Die Herrschaft der Medien und der Wirklichkeitsverlust
Schon zu Beginn des neuen Jahrtausends prangerte der politische Journalist Jürgen Leinemann († 2013) die Massenmedien an. Das war lange, bevor das Internet seinen Siegeszug antrat. Er kritisierte damals, dass Medien die Tendenz der kollektiven Derealisation verstärkten: Wir entfernen uns immer weiter von der Wirklichkeit, statt uns der Realität anzunähern.
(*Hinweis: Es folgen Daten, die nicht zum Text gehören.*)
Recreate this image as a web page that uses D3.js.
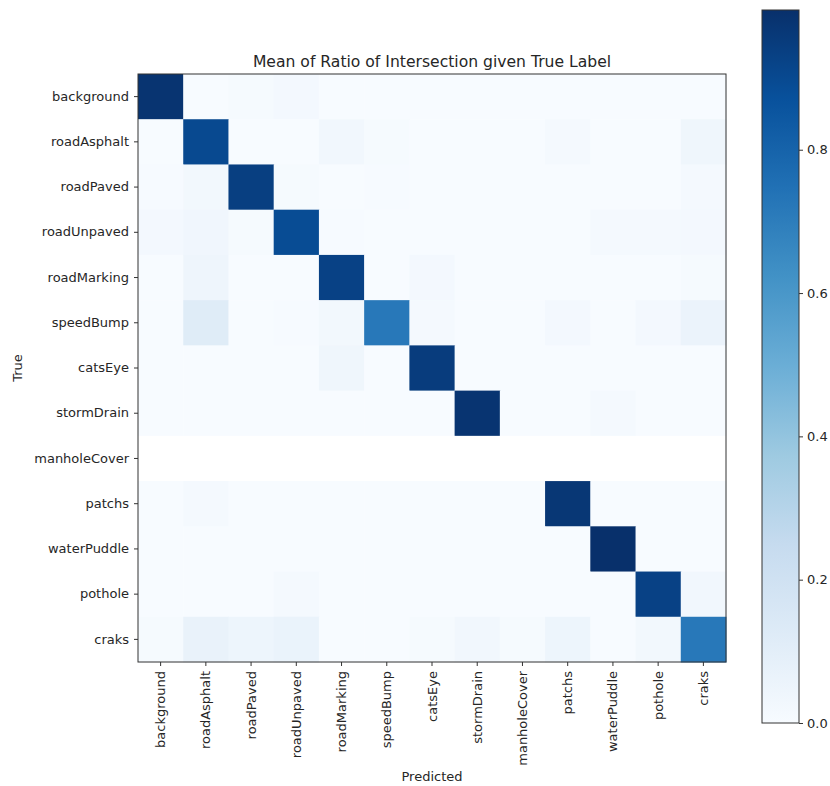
<!DOCTYPE html>
<html>
<head>
<meta charset="utf-8">
<script src="https://cdn.jsdelivr.net/npm/d3@7"></script>
<style>
  body { margin: 0; background: #fff; }
  svg text { font-family: "DejaVu Sans", sans-serif; fill: #262626; }
</style>
</head>
<body>
<svg id="chart" width="830" height="786"></svg>
<script>
const labels = ["background", "roadAsphalt", "roadPaved", "roadUnpaved", "roadMarking", "speedBump",
  "catsEye", "stormDrain", "manholeCover", "patchs", "waterPuddle", "pothole", "craks"];

// rows = true label, cols = predicted; null = no samples (drawn white)
const background   = [0.98, 0.00, 0.01, 0.02, 0.00, 0.00, 0.00, 0.00, 0.00, 0.00, 0.00, 0.00, 0.00];
const roadAsphalt  = [0.00, 0.90, 0.00, 0.00, 0.03, 0.01, 0.00, 0.00, 0.00, 0.015, 0.00, 0.00, 0.04];
const roadPaved    = [0.005, 0.025, 0.94, 0.01, 0.00, 0.005, 0.00, 0.00, 0.00, 0.00, 0.00, 0.00, 0.015];
const roadUnpaved  = [0.02, 0.035, 0.01, 0.89, 0.005, 0.00, 0.00, 0.00, 0.00, 0.00, 0.015, 0.015, 0.02];
const roadMarking  = [0.00, 0.045, 0.00, 0.00, 0.93, 0.00, 0.02, 0.00, 0.00, 0.00, 0.00, 0.00, 0.01];
const speedBump    = [0.00, 0.12, 0.00, 0.005, 0.025, 0.72, 0.015, 0.00, 0.00, 0.02, 0.00, 0.02, 0.06];
const catsEye      = [0.00, 0.00, 0.00, 0.00, 0.04, 0.00, 0.95, 0.00, 0.00, 0.00, 0.00, 0.00, 0.00];
const stormDrain   = [0.00, 0.00, 0.00, 0.00, 0.00, 0.00, 0.00, 0.98, 0.00, 0.00, 0.015, 0.00, 0.00];
const manholeCover = [null, null, null, null, null, null, null, null, null, null, null, null, null];
const patchs       = [0.00, 0.015, 0.00, 0.00, 0.00, 0.00, 0.00, 0.00, 0.00, 0.97, 0.00, 0.00, 0.00];
const waterPuddle  = [0.00, 0.00, 0.00, 0.00, 0.00, 0.00, 0.00, 0.00, 0.00, 0.00, 0.995, 0.00, 0.00];
const pothole      = [0.00, 0.00, 0.00, 0.015, 0.00, 0.00, 0.00, 0.00, 0.00, 0.00, 0.00, 0.93, 0.03];
const craks        = [0.01, 0.07, 0.05, 0.065, 0.00, 0.00, 0.01, 0.03, 0.01, 0.05, 0.00, 0.025, 0.72];

const rows = [background, roadAsphalt, roadPaved, roadUnpaved, roadMarking, speedBump,
  catsEye, stormDrain, manholeCover, patchs, waterPuddle, pothole, craks];

const cbTicks = [0.0, 0.2, 0.4, 0.6, 0.8];
const blues = ["#f7fbff", "#deebf7", "#c6dbef", "#9ecae1", "#6baed6", "#4292c6", "#2171b5", "#08519c", "#08306b"];

const svg = d3.select("#chart");
const plotLeft = 138, plotTop = 74, plotSize = 588;
const fs = 13;

const vmax = d3.max(rows, r => d3.max(r, v => v == null ? 0 : v));
const color = d3.scaleLinear()
  .domain(blues.map((_, i) => i / (blues.length - 1) * vmax))
  .range(blues)
  .clamp(true);

const x = d3.scaleBand().domain(labels).range([plotLeft, plotLeft + plotSize]);
const y = d3.scaleBand().domain(labels).range([plotTop, plotTop + plotSize]);

const cells = [];
rows.forEach((r, i) => r.forEach((v, j) => cells.push({ t: labels[i], p: labels[j], v })));

svg.append("g")
  .selectAll("rect")
  .data(cells)
  .join("rect")
  .attr("x", d => x(d.p))
  .attr("y", d => y(d.t))
  .attr("width", x.bandwidth() + 0.5)
  .attr("height", y.bandwidth() + 0.5)
  .attr("fill", d => d.v == null ? "#ffffff" : color(d.v));

// frame
svg.append("rect")
  .attr("x", plotLeft).attr("y", plotTop)
  .attr("width", plotSize).attr("height", plotSize)
  .attr("fill", "none").attr("stroke", "#333").attr("stroke-width", 1);

// axes
const yAxis = svg.append("g")
  .attr("transform", `translate(${plotLeft},0)`)
  .call(d3.axisLeft(y).tickSize(4).tickPadding(5));
const xAxis = svg.append("g")
  .attr("transform", `translate(0,${plotTop + plotSize})`)
  .call(d3.axisBottom(x).tickSize(4).tickPadding(5));

[yAxis, xAxis].forEach(a => {
  a.select(".domain").remove();
  a.selectAll("line").attr("stroke", "#333");
  a.selectAll("text").attr("font-size", fs).attr("font-family", "DejaVu Sans").attr("fill", "#262626");
});

xAxis.selectAll("text")
  .attr("transform", "rotate(-90)")
  .attr("text-anchor", "end")
  .attr("x", -9)
  .attr("y", 0)
  .attr("dy", "0.35em");

// titles
svg.append("text")
  .attr("x", plotLeft + plotSize / 2).attr("y", 67)
  .attr("text-anchor", "middle").attr("font-size", 15.6)
  .text("Mean of Ratio of Intersection given True Label");

svg.append("text")
  .attr("x", plotLeft + plotSize / 2).attr("y", 781)
  .attr("text-anchor", "middle").attr("font-size", fs)
  .text("Predicted");

svg.append("text")
  .attr("transform", `translate(22,${plotTop + plotSize / 2}) rotate(-90)`)
  .attr("text-anchor", "middle").attr("font-size", fs)
  .text("True");

// colorbar
const cbX = 762, cbW = 37, cbTop = 10, cbBottom = 723;
const defs = svg.append("defs");
const grad = defs.append("linearGradient")
  .attr("id", "cb").attr("x1", 0).attr("y1", 1).attr("x2", 0).attr("y2", 0);
grad.selectAll("stop")
  .data(blues)
  .join("stop")
  .attr("offset", (_, i) => i / (blues.length - 1))
  .attr("stop-color", d => d);

svg.append("rect")
  .attr("x", cbX).attr("y", cbTop)
  .attr("width", cbW).attr("height", cbBottom - cbTop)
  .attr("fill", "url(#cb)")
  .attr("stroke", "#333").attr("stroke-width", 1);

const cbScale = d3.scaleLinear().domain([0, vmax]).range([cbBottom, cbTop]);
const cbAxis = svg.append("g")
  .attr("transform", `translate(${cbX + cbW},0)`)
  .call(d3.axisRight(cbScale).tickValues(cbTicks).tickFormat(d3.format(".1f")).tickSize(4).tickPadding(4));
cbAxis.select(".domain").remove();
cbAxis.selectAll("line").attr("stroke", "#333");
cbAxis.selectAll("text").attr("font-size", fs).attr("font-family", "DejaVu Sans").attr("fill", "#262626");
</script>
</body>
</html>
In seinem Buch „Höhenrausch“ schreibt Leinemann, die „Mediokratie“ erschaffe durch mediale Inszenierung Ersatzwirklichkeiten. In diesen virtuellen Räumen können die Polit-Profis ihr Ego aufblähen und ihre faktische Ohnmacht kompensieren.
Fakes statt Fakten
Der langjährige Spiegel-Journalist Leinemann beklagt einen zunehmenden Wirklichkeitsverlust in unserer Gesellschaft: Politische Überzeugungen und eine echte Welt- und Sachkenntnis gehen verloren. Mediale Formen der Inszenierung nehmen dagegen rasant zu. Gleichzeitig lernen erfolgreiche Politiker, Macht als Droge zu genießen. Diese Sucht bezeichnet Leinemann als die spezifische Krankheit unseres Zeitalters. Der Realitätsverlust sei bezeichnend für das Sucht-Syndrom. In „Höhenrausch“ stellt er fest, dass der Beruf des Politikers für den Großteil unserer Volksvertreter zu Droge geworden ist: Macht, Erfolg, Arbeit, Alkohol, öffentlicher Applaus – das alles seien Auslöser für den Höhenrausch und zugleich Verstärker für die Sucht.
Narzissmus und Sucht
Die Sucht entsteht nach Leinemann vor allem durch Narzissmus. Er stellt ihn etwas verkürzt als eitle Selbstverliebtheit dar, die immer wieder nach neuer Bestätigung verlange. Verkürzt deswegen, weil die narzisstische Persönlichkeit zwischen Gefühlen der eigenen Überwertigkeit und der Minderwertigkeit schwankt. Und das ist genau genommen das eigentliche Problem, das nach Kompensation drängt.